**STATED EXERCISE**
All the data should be repeated exactly. Any image in it is left out.

**DATASET SECTION**
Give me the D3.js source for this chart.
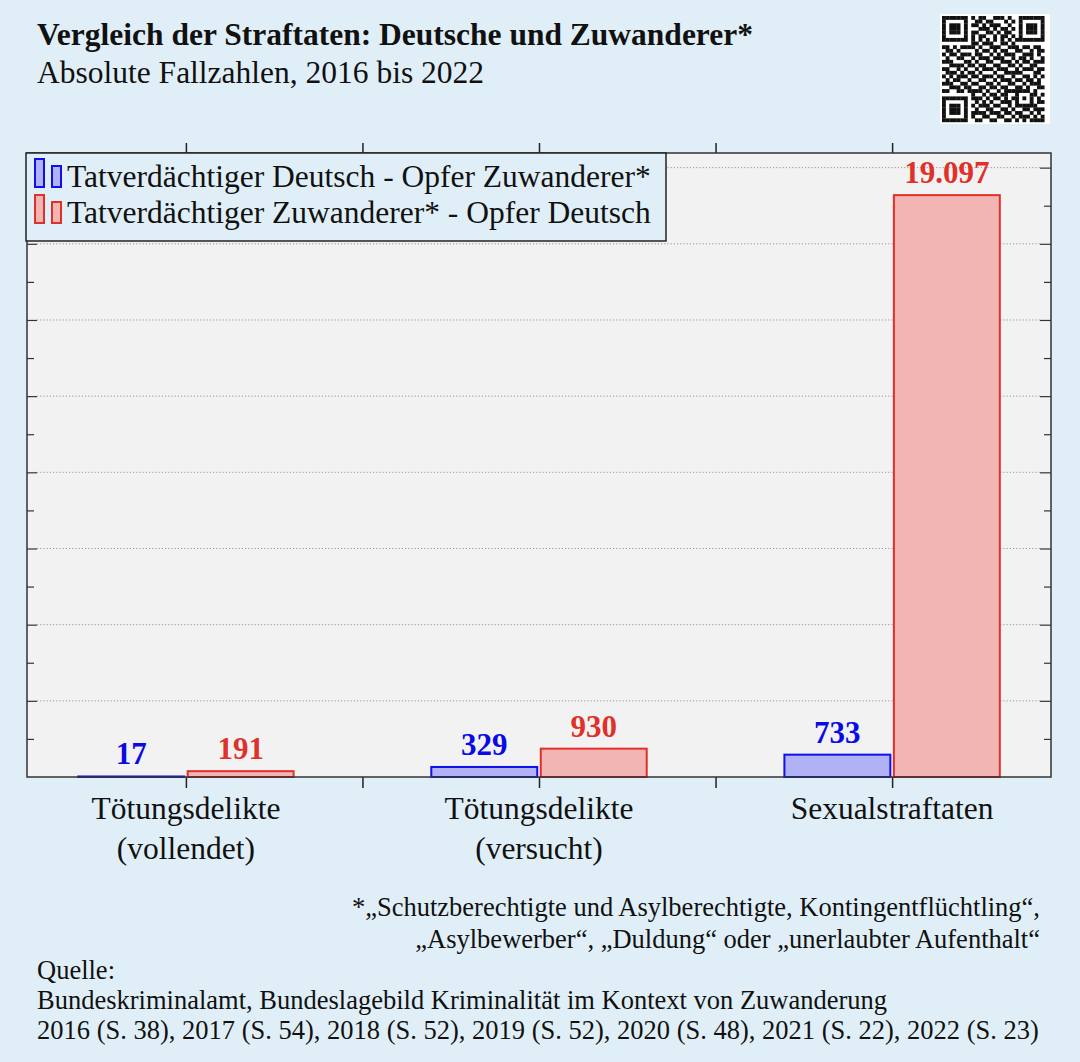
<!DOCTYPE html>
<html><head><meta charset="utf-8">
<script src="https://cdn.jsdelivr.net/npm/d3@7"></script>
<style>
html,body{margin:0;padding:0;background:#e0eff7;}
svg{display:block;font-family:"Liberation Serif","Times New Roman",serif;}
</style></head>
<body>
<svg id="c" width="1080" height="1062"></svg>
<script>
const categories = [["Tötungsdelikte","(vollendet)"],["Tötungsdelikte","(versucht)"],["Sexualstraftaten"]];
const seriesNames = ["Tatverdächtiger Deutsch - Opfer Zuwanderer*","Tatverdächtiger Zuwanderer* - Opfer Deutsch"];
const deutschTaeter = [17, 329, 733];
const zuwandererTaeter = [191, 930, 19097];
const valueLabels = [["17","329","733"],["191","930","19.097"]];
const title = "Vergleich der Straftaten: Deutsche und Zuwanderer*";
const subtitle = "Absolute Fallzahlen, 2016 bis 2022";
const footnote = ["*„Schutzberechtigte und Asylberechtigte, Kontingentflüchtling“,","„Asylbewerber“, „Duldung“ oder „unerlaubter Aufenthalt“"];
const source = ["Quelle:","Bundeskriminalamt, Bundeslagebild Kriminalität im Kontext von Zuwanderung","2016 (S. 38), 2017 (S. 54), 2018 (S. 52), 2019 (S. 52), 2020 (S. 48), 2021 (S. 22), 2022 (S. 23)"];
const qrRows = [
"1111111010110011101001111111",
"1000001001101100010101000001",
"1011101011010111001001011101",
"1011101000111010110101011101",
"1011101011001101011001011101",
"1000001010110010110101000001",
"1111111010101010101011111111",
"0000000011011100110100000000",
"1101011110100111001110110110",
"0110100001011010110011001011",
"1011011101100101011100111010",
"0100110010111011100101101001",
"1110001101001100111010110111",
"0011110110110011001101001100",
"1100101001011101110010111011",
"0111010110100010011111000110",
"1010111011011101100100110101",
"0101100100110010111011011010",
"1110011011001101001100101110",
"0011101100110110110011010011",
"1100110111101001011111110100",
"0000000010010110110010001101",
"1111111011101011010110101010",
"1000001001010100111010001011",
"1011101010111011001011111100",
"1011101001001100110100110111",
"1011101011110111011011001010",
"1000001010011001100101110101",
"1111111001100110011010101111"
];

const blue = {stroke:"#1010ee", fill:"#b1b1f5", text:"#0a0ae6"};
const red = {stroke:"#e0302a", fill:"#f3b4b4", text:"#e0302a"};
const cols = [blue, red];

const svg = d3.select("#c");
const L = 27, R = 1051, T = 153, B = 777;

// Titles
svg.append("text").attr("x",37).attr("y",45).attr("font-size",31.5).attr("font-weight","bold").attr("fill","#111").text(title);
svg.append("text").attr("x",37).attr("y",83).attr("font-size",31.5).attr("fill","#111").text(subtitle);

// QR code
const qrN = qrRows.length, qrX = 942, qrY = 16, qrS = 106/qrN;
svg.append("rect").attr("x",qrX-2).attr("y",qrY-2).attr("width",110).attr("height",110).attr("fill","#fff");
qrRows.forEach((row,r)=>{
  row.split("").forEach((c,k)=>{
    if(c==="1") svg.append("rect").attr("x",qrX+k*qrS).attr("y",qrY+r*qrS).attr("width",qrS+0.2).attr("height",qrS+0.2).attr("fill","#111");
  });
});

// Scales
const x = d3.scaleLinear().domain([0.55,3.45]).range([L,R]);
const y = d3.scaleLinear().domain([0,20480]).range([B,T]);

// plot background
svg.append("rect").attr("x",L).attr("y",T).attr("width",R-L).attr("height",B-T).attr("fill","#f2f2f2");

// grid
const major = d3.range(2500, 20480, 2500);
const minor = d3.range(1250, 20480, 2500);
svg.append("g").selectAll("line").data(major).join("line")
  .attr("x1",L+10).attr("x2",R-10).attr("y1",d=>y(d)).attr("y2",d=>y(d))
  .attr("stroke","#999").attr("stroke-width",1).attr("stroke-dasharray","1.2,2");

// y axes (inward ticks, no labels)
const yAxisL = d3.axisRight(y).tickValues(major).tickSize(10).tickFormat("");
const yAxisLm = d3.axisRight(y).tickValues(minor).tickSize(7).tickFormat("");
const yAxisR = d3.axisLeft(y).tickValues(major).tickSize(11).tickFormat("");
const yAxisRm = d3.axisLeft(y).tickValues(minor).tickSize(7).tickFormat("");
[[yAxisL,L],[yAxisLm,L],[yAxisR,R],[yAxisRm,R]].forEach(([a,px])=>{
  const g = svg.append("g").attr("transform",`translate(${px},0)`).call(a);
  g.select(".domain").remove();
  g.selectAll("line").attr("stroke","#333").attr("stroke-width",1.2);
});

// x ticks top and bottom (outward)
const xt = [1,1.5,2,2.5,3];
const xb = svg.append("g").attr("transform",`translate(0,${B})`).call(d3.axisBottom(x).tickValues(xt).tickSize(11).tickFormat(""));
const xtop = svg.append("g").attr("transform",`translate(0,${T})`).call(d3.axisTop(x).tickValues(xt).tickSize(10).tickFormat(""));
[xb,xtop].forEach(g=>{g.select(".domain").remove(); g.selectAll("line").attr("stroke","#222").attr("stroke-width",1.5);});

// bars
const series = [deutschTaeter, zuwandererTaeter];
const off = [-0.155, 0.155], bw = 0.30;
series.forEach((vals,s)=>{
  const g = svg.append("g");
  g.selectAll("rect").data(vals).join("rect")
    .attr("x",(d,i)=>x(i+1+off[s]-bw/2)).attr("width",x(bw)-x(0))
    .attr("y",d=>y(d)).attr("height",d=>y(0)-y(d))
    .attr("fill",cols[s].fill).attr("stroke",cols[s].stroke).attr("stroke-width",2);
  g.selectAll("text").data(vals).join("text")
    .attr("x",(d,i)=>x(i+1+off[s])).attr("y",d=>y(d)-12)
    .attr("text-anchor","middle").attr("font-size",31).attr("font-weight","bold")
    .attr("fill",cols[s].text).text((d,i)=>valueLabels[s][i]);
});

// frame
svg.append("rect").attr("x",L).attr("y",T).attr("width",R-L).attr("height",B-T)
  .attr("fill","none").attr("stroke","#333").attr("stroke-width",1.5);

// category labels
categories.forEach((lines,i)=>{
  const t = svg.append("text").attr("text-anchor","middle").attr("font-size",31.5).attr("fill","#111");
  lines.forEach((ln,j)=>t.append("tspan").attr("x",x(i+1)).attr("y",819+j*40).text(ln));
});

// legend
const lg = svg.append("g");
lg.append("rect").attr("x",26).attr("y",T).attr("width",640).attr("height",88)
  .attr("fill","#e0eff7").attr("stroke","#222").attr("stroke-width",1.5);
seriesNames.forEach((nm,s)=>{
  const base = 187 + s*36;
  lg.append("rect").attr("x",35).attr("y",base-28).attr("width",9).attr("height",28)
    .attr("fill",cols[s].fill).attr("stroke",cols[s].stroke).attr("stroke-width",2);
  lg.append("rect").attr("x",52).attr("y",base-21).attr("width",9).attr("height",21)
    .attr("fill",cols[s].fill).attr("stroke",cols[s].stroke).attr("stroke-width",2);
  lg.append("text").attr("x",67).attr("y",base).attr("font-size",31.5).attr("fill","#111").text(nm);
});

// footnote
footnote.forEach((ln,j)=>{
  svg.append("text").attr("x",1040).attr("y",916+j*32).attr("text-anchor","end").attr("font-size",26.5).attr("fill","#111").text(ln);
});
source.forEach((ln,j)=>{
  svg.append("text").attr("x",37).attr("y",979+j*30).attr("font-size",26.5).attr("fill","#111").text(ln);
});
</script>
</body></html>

**TASK RESULT**
Give me the D3.js source for this chart.
<!DOCTYPE html>
<html><head><meta charset="utf-8">
<script src="https://cdn.jsdelivr.net/npm/d3@7"></script>
<style>
html,body{margin:0;padding:0;background:#e0eff7;}
svg{display:block;font-family:"Liberation Serif","Times New Roman",serif;}
</style></head>
<body>
<svg id="c" width="1080" height="1062"></svg>
<script>
const categories = [["Tötungsdelikte","(vollendet)"],["Tötungsdelikte","(versucht)"],["Sexualstraftaten"]];
const seriesNames = ["Tatverdächtiger Deutsch - Opfer Zuwanderer*","Tatverdächtiger Zuwanderer* - Opfer Deutsch"];
const deutschTaeter = [17, 329, 733];
const zuwandererTaeter = [191, 930, 19097];
const valueLabels = [["17","329","733"],["191","930","19.097"]];
const title = "Vergleich der Straftaten: Deutsche und Zuwanderer*";
const subtitle = "Absolute Fallzahlen, 2016 bis 2022";
const footnote = ["*„Schutzberechtigte und Asylberechtigte, Kontingentflüchtling“,","„Asylbewerber“, „Duldung“ oder „unerlaubter Aufenthalt“"];
const source = ["Quelle:","Bundeskriminalamt, Bundeslagebild Kriminalität im Kontext von Zuwanderung","2016 (S. 38), 2017 (S. 54), 2018 (S. 52), 2019 (S. 52), 2020 (S. 48), 2021 (S. 22), 2022 (S. 23)"];
const qrRows = [
"1111111010110011101001111111",
"1000001001101100010101000001",
"1011101011010111001001011101",
"1011101000111010110101011101",
"1011101011001101011001011101",
"1000001010110010110101000001",
"1111111010101010101011111111",
"0000000011011100110100000000",
"1101011110100111001110110110",
"0110100001011010110011001011",
"1011011101100101011100111010",
"0100110010111011100101101001",
"1110001101001100111010110111",
"0011110110110011001101001100",
"1100101001011101110010111011",
"0111010110100010011111000110",
"1010111011011101100100110101",
"0101100100110010111011011010",
"1110011011001101001100101110",
"0011101100110110110011010011",
"1100110111101001011111110100",
"0000000010010110110010001101",
"1111111011101011010110101010",
"1000001001010100111010001011",
"1011101010111011001011111100",
"1011101001001100110100110111",
"1011101011110111011011001010",
"1000001010011001100101110101",
"1111111001100110011010101111"
];

const blue = {stroke:"#1010ee", fill:"#b1b1f5", text:"#0a0ae6"};
const red = {stroke:"#e0302a", fill:"#f3b4b4", text:"#e0302a"};
const cols = [blue, red];

const svg = d3.select("#c");
const L = 27, R = 1051, T = 153, B = 777;

// Titles
svg.append("text").attr("x",37).attr("y",45).attr("font-size",31.5).attr("font-weight","bold").attr("fill","#111").text(title);
svg.append("text").attr("x",37).attr("y",83).attr("font-size",31.5).attr("fill","#111").text(subtitle);

// QR code
const qrN = qrRows.length, qrX = 942, qrY = 16, qrS = 106/qrN;
svg.append("rect").attr("x",qrX-2).attr("y",qrY-2).attr("width",110).attr("height",110).attr("fill","#fff");
qrRows.forEach((row,r)=>{
  row.split("").forEach((c,k)=>{
    if(c==="1") svg.append("rect").attr("x",qrX+k*qrS).attr("y",qrY+r*qrS).attr("width",qrS+0.2).attr("height",qrS+0.2).attr("fill","#111");
  });
});

// Scales
const x = d3.scaleLinear().domain([0.55,3.45]).range([L,R]);
const y = d3.scaleLinear().domain([0,20480]).range([B,T]);

// plot background
svg.append("rect").attr("x",L).attr("y",T).attr("width",R-L).attr("height",B-T).attr("fill","#f2f2f2");

// grid
const major = d3.range(2500, 20480, 2500);
const minor = d3.range(1250, 20480, 2500);
svg.append("g").selectAll("line").data(major).join("line")
  .attr("x1",L+10).attr("x2",R-10).attr("y1",d=>y(d)).attr("y2",d=>y(d))
  .attr("stroke","#999").attr("stroke-width",1).attr("stroke-dasharray","1.2,2");

// y axes (inward ticks, no labels)
const yAxisL = d3.axisRight(y).tickValues(major).tickSize(10).tickFormat("");
const yAxisLm = d3.axisRight(y).tickValues(minor).tickSize(7).tickFormat("");
const yAxisR = d3.axisLeft(y).tickValues(major).tickSize(11).tickFormat("");
const yAxisRm = d3.axisLeft(y).tickValues(minor).tickSize(7).tickFormat("");
[[yAxisL,L],[yAxisLm,L],[yAxisR,R],[yAxisRm,R]].forEach(([a,px])=>{
  const g = svg.append("g").attr("transform",`translate(${px},0)`).call(a);
  g.select(".domain").remove();
  g.selectAll("line").attr("stroke","#333").attr("stroke-width",1.2);
});

// x ticks top and bottom (outward)
const xt = [1,1.5,2,2.5,3];
const xb = svg.append("g").attr("transform",`translate(0,${B})`).call(d3.axisBottom(x).tickValues(xt).tickSize(11).tickFormat(""));
const xtop = svg.append("g").attr("transform",`translate(0,${T})`).call(d3.axisTop(x).tickValues(xt).tickSize(10).tickFormat(""));
[xb,xtop].forEach(g=>{g.select(".domain").remove(); g.selectAll("line").attr("stroke","#222").attr("stroke-width",1.5);});

// bars
const series = [deutschTaeter, zuwandererTaeter];
const off = [-0.155, 0.155], bw = 0.30;
series.forEach((vals,s)=>{
  const g = svg.append("g");
  g.selectAll("rect").data(vals).join("rect")
    .attr("x",(d,i)=>x(i+1+off[s]-bw/2)).attr("width",x(bw)-x(0))
    .attr("y",d=>y(d)).attr("height",d=>y(0)-y(d))
    .attr("fill",cols[s].fill).attr("stroke",cols[s].stroke).attr("stroke-width",2);
  g.selectAll("text").data(vals).join("text")
    .attr("x",(d,i)=>x(i+1+off[s])).attr("y",d=>y(d)-12)
    .attr("text-anchor","middle").attr("font-size",31).attr("font-weight","bold")
    .attr("fill",cols[s].text).text((d,i)=>valueLabels[s][i]);
});

// frame
svg.append("rect").attr("x",L).attr("y",T).attr("width",R-L).attr("height",B-T)
  .attr("fill","none").attr("stroke","#333").attr("stroke-width",1.5);

// category labels
categories.forEach((lines,i)=>{
  const t = svg.append("text").attr("text-anchor","middle").attr("font-size",31.5).attr("fill","#111");
  lines.forEach((ln,j)=>t.append("tspan").attr("x",x(i+1)).attr("y",819+j*40).text(ln));
});

// legend
const lg = svg.append("g");
lg.append("rect").attr("x",26).attr("y",T).attr("width",640).attr("height",88)
  .attr("fill","#e0eff7").attr("stroke","#222").attr("stroke-width",1.5);
seriesNames.forEach((nm,s)=>{
  const base = 187 + s*36;
  lg.append("rect").attr("x",35).attr("y",base-28).attr("width",9).attr("height",28)
    .attr("fill",cols[s].fill).attr("stroke",cols[s].stroke).attr("stroke-width",2);
  lg.append("rect").attr("x",52).attr("y",base-21).attr("width",9).attr("height",21)
    .attr("fill",cols[s].fill).attr("stroke",cols[s].stroke).attr("stroke-width",2);
  lg.append("text").attr("x",67).attr("y",base).attr("font-size",31.5).attr("fill","#111").text(nm);
});

// footnote
footnote.forEach((ln,j)=>{
  svg.append("text").attr("x",1040).attr("y",916+j*32).attr("text-anchor","end").attr("font-size",26.5).attr("fill","#111").text(ln);
});
source.forEach((ln,j)=>{
  svg.append("text").attr("x",37).attr("y",979+j*30).attr("font-size",26.5).attr("fill","#111").text(ln);
});
</script>
</body></html>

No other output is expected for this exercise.